WHAT THE TASK REQUIRES » Starting from the top of the material, restate each line exactly until the line that contains "ref_y = [598, 598, 598, 384, 384, 384, 170, 170, 170]", which is also copied. Pictures are excluded.

RECORDED DATA »
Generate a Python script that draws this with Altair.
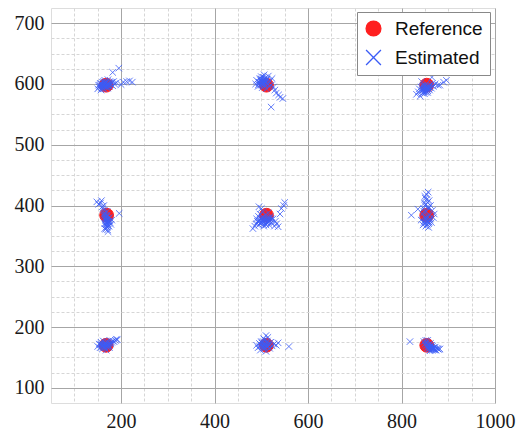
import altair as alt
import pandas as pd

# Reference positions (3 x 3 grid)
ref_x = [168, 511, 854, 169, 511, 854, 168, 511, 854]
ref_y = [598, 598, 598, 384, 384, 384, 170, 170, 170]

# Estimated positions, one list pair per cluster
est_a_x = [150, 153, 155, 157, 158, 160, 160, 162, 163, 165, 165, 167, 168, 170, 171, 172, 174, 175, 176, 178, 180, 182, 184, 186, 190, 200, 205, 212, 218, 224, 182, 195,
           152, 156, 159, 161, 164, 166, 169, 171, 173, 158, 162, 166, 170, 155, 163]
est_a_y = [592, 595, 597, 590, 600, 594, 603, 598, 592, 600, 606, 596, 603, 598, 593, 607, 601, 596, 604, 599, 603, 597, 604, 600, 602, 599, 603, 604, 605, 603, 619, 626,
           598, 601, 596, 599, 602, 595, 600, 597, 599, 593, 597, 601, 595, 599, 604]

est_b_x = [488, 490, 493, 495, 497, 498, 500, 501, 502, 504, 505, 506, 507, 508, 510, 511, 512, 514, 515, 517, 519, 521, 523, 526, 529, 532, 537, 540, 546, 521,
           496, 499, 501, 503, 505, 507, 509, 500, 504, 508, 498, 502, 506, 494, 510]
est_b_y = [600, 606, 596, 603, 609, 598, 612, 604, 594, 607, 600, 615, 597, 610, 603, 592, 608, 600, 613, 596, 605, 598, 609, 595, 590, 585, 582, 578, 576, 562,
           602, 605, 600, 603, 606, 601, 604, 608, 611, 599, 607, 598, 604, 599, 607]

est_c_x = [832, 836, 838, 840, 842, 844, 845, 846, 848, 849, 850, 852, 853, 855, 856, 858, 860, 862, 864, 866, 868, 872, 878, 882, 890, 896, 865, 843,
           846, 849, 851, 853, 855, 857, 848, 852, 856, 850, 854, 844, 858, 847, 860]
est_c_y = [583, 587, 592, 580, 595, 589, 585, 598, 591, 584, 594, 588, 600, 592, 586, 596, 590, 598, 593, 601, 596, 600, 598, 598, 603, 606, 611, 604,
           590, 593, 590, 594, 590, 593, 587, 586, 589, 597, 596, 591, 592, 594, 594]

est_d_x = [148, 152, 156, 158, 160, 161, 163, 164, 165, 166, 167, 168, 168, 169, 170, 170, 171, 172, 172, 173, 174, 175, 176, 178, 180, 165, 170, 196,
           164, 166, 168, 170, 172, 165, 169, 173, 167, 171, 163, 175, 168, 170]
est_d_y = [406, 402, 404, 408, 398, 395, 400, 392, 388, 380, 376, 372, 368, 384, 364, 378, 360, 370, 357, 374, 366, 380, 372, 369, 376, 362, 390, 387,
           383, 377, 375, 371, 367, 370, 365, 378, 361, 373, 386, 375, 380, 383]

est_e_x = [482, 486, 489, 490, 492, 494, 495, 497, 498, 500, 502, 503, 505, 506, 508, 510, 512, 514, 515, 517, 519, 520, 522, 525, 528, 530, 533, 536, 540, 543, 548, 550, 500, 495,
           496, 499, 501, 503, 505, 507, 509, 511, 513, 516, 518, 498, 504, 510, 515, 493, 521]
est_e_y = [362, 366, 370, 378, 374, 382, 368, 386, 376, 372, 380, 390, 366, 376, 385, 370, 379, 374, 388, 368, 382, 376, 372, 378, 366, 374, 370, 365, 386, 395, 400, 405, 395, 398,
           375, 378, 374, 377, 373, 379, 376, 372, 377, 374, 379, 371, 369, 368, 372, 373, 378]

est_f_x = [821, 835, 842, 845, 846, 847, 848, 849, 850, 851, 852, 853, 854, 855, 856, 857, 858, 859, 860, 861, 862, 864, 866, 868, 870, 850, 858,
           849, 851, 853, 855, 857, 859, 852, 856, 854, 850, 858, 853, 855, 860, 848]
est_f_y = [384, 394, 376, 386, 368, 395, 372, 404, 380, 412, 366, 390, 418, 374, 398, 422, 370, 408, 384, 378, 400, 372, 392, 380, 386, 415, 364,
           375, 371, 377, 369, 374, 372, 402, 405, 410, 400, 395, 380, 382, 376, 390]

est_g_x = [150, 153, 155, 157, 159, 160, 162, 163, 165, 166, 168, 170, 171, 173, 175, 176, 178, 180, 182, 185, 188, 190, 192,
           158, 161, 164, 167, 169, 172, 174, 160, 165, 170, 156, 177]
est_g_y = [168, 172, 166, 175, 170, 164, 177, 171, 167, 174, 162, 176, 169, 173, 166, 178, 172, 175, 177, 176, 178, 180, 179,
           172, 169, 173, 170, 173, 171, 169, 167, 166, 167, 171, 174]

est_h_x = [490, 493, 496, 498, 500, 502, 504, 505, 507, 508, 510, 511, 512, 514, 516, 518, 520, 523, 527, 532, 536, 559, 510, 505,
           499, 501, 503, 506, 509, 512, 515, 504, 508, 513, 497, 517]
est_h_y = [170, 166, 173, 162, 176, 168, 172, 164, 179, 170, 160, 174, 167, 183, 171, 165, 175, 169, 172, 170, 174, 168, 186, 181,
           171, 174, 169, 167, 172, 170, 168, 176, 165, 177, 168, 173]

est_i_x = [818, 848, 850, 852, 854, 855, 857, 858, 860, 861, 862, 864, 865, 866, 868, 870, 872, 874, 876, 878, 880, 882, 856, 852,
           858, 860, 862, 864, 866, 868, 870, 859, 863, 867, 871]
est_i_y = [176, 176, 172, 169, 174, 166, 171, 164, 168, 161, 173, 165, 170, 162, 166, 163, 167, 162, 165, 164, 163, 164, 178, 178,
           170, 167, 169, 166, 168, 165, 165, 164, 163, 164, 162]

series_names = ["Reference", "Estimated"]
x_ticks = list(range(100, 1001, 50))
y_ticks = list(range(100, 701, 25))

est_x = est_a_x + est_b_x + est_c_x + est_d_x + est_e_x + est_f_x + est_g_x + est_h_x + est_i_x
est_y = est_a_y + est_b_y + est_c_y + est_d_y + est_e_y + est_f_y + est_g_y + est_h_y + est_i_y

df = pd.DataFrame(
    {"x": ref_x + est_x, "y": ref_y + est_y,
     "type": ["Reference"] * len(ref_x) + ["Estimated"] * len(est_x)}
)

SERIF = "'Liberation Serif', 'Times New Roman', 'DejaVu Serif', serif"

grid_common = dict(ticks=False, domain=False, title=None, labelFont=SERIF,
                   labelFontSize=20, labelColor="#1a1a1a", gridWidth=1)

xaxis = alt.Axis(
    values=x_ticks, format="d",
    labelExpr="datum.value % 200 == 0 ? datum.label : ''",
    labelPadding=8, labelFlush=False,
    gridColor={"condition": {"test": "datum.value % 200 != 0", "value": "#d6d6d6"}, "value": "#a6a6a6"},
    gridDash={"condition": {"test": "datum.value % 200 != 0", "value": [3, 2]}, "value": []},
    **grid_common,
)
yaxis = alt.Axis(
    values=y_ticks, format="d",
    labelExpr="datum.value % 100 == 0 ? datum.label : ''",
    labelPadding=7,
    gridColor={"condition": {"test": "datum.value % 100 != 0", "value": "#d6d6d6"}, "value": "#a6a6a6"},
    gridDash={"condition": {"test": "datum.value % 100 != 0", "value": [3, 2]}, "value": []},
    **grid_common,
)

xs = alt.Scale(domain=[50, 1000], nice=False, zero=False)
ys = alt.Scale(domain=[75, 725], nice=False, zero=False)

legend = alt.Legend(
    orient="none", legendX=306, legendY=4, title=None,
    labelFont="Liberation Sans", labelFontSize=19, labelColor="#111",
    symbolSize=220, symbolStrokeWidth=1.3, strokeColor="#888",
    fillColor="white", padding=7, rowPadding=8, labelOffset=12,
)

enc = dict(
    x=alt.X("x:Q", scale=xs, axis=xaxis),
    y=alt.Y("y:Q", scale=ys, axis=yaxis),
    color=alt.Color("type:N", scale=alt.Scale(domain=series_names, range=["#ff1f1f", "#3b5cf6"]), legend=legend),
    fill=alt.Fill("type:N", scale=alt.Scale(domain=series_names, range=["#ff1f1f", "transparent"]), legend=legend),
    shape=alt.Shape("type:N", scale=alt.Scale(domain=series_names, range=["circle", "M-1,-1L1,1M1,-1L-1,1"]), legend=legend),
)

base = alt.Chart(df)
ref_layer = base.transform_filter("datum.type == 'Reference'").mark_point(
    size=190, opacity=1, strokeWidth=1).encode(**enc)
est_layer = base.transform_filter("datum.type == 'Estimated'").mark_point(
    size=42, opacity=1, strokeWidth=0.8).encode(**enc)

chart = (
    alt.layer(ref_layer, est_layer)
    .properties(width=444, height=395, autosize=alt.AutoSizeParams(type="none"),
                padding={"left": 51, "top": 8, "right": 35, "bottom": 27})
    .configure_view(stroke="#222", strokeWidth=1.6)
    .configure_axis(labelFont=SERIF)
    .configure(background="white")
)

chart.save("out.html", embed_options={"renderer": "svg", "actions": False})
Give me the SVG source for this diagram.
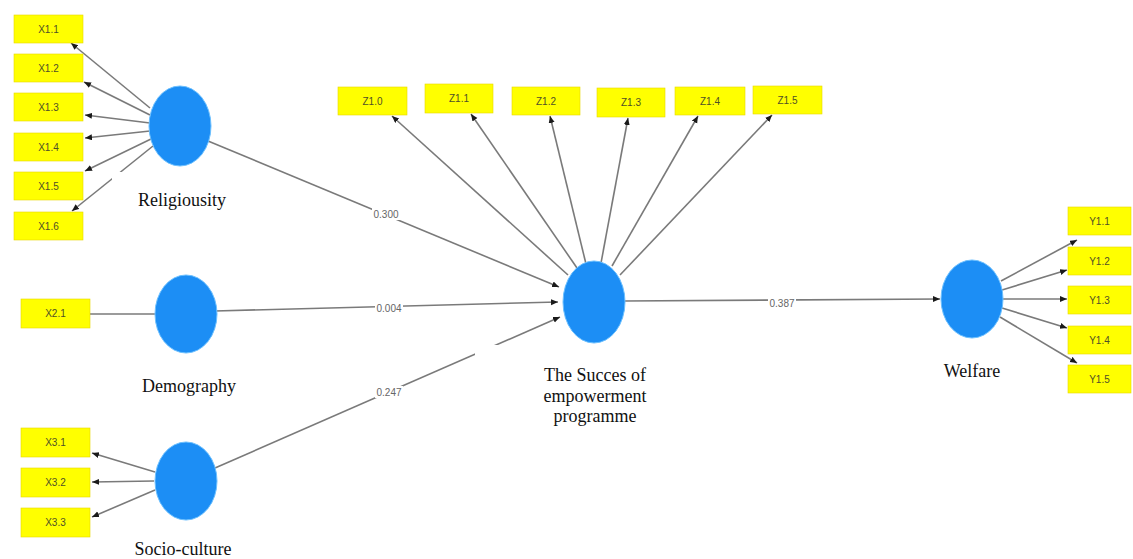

EXPECTED ANSWER »
Generate a Python script that draws this with Altair.
import altair as alt
import pandas as pd

# Reference positions (3 x 3 grid)
ref_x = [168, 511, 854, 169, 511, 854, 168, 511, 854]
ref_y = [598, 598, 598, 384, 384, 384, 170, 170, 170]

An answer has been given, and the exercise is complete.